I knew this would happen sooner or later.  Creationists would push the topic too far and some group would request that all creation myths be taught in school.  As yesterday's NY Times notes, this happened first at an exhibit in the Tulsa zoo.  I think it would actually be a good idea to teach multiple creation myths at school, to see how a wide variety of cultures make sense of human life.  It is inspiring to me to see how the biblical account borrowed the Babylonian Ennuma Elish and shaped a myth of domination into a story of how God affirms the world and all within it as good.  It expresses the great hope of a people in exile who can still believe the universe is in the hands of a good and benevolent God even though they are suffering in oppression.  That seems more relevant to me than how many days it took God to make the world.  Read on...Blooming Cactus

It's All Happening at the Tulsa Zoo

New York Times Editorial Page, Published July 10, 2005

Christian creationists won too much of a victory for their own good in Tulsa, where the local zoo was ordered to balance its evolution science exhibit with a display extolling the Genesis account of God's creating the universe from nothing in six days. A determined creationist somehow talked three of the four zoo directors, including Mayor Bill LaFortune, into the addition by arguing that a statue of the elephant-headed god Ganesh at the elephant house amounted to an anti-Christian bias toward Hinduism.

After the inevitable backlash from bewildered taxpayers warning that Tulsa would be dismissed as a science backwater, the directors "clarified" their vote to say they intended no monopoly for the Adam and Eve tale but rather wanted "six or seven" creation myths afforded equal time. There was the rub: there are hundreds of creation tales properly honored by the world's multifarious cultures, starting with the American Indian tribes around Tulsa.

You want creationism? How about the Cherokee buzzard that gouged the valleys and mountains?
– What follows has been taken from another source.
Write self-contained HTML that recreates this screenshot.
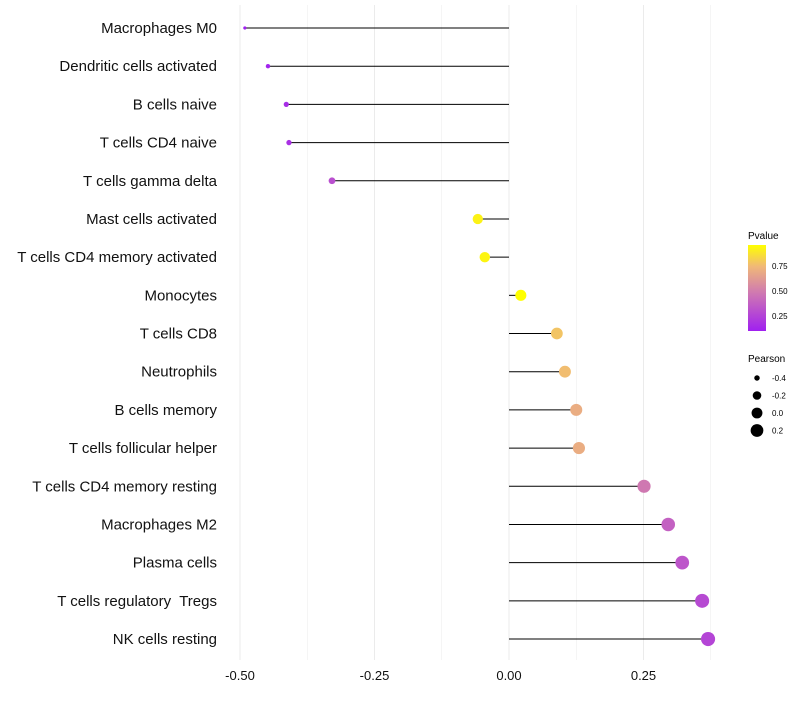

And why should Chinese-Americans tolerate neglect of P'an Ku and the cosmic egg at the zoo, or Norse descendants not speak up for Audhumla, the giant cow?

The futility of this exercise was emphatically made clear last week when a crowd of critics demanded reconsideration. With the speed of the Mayan jaguar sun god, zoo directors reversed themselves, realizing they had opened a Pandora's box (which see). In stumbling upon so many worthy cosmogonies, Tulsa did us all a favor by underlining how truly singular the evolution explanation is, rooted firmly in scientific demonstration.

Second thoughts are a creative characteristic of Homo sapiens, and the Tulsa Zoo directors did well by theirs. They were fortunate to have Ganesh, known to true believers as the remover of obstacles and the god of harmony, on the grounds.